*PROBLEM REQUIREMENTS:*
Exactly reproduce each line of the listing that follows.

*DATA LINES:*
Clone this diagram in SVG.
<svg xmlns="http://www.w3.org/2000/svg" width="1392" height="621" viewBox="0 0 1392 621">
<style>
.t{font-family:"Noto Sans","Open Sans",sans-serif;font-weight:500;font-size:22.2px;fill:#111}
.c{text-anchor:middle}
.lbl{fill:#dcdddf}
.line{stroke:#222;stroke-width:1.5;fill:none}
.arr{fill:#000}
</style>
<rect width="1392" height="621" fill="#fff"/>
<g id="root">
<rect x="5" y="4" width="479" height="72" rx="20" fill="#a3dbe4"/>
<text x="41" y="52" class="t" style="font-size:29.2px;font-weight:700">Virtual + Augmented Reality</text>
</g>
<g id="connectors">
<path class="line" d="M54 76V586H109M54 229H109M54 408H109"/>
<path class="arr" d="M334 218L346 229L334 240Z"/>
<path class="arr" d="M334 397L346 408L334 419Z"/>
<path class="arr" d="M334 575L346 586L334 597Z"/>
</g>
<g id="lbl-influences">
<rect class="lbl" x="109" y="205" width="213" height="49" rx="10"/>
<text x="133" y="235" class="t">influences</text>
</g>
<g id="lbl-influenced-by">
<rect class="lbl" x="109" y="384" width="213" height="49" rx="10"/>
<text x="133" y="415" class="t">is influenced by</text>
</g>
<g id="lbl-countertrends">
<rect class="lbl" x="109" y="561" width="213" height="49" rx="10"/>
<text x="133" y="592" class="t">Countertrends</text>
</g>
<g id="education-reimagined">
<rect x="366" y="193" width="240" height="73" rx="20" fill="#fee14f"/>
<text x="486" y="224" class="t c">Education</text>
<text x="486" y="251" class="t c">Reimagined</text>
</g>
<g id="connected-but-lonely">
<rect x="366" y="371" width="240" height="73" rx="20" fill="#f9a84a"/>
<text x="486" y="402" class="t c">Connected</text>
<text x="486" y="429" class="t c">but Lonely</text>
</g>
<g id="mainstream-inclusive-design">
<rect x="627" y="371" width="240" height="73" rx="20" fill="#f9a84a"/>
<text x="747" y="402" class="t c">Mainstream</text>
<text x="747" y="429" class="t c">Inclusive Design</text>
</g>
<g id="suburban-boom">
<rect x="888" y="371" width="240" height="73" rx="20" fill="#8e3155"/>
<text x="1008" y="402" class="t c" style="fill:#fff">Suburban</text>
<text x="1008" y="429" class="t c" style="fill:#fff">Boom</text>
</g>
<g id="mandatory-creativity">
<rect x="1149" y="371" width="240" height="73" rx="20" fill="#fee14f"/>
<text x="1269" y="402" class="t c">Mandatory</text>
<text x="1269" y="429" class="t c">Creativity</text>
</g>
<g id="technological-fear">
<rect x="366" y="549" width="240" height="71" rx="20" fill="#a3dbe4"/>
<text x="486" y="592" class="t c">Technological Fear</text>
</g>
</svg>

*WORKED SOLUTION:*
Clone this diagram in SVG.
<svg xmlns="http://www.w3.org/2000/svg" width="1392" height="621" viewBox="0 0 1392 621">
<style>
.t{font-family:"Noto Sans","Open Sans",sans-serif;font-weight:500;font-size:22.2px;fill:#111}
.c{text-anchor:middle}
.lbl{fill:#dcdddf}
.line{stroke:#222;stroke-width:1.5;fill:none}
.arr{fill:#000}
</style>
<rect width="1392" height="621" fill="#fff"/>
<g id="root">
<rect x="5" y="4" width="479" height="72" rx="20" fill="#a3dbe4"/>
<text x="41" y="52" class="t" style="font-size:29.2px;font-weight:700">Virtual + Augmented Reality</text>
</g>
<g id="connectors">
<path class="line" d="M54 76V586H109M54 229H109M54 408H109"/>
<path class="arr" d="M334 218L346 229L334 240Z"/>
<path class="arr" d="M334 397L346 408L334 419Z"/>
<path class="arr" d="M334 575L346 586L334 597Z"/>
</g>
<g id="lbl-influences">
<rect class="lbl" x="109" y="205" width="213" height="49" rx="10"/>
<text x="133" y="235" class="t">influences</text>
</g>
<g id="lbl-influenced-by">
<rect class="lbl" x="109" y="384" width="213" height="49" rx="10"/>
<text x="133" y="415" class="t">is influenced by</text>
</g>
<g id="lbl-countertrends">
<rect class="lbl" x="109" y="561" width="213" height="49" rx="10"/>
<text x="133" y="592" class="t">Countertrends</text>
</g>
<g id="education-reimagined">
<rect x="366" y="193" width="240" height="73" rx="20" fill="#fee14f"/>
<text x="486" y="224" class="t c">Education</text>
<text x="486" y="251" class="t c">Reimagined</text>
</g>
<g id="connected-but-lonely">
<rect x="366" y="371" width="240" height="73" rx="20" fill="#f9a84a"/>
<text x="486" y="402" class="t c">Connected</text>
<text x="486" y="429" class="t c">but Lonely</text>
</g>
<g id="mainstream-inclusive-design">
<rect x="627" y="371" width="240" height="73" rx="20" fill="#f9a84a"/>
<text x="747" y="402" class="t c">Mainstream</text>
<text x="747" y="429" class="t c">Inclusive Design</text>
</g>
<g id="suburban-boom">
<rect x="888" y="371" width="240" height="73" rx="20" fill="#8e3155"/>
<text x="1008" y="402" class="t c" style="fill:#fff">Suburban</text>
<text x="1008" y="429" class="t c" style="fill:#fff">Boom</text>
</g>
<g id="mandatory-creativity">
<rect x="1149" y="371" width="240" height="73" rx="20" fill="#fee14f"/>
<text x="1269" y="402" class="t c">Mandatory</text>
<text x="1269" y="429" class="t c">Creativity</text>
</g>
<g id="technological-fear">
<rect x="366" y="549" width="240" height="71" rx="20" fill="#a3dbe4"/>
<text x="486" y="592" class="t c">Technological Fear</text>
</g>
</svg>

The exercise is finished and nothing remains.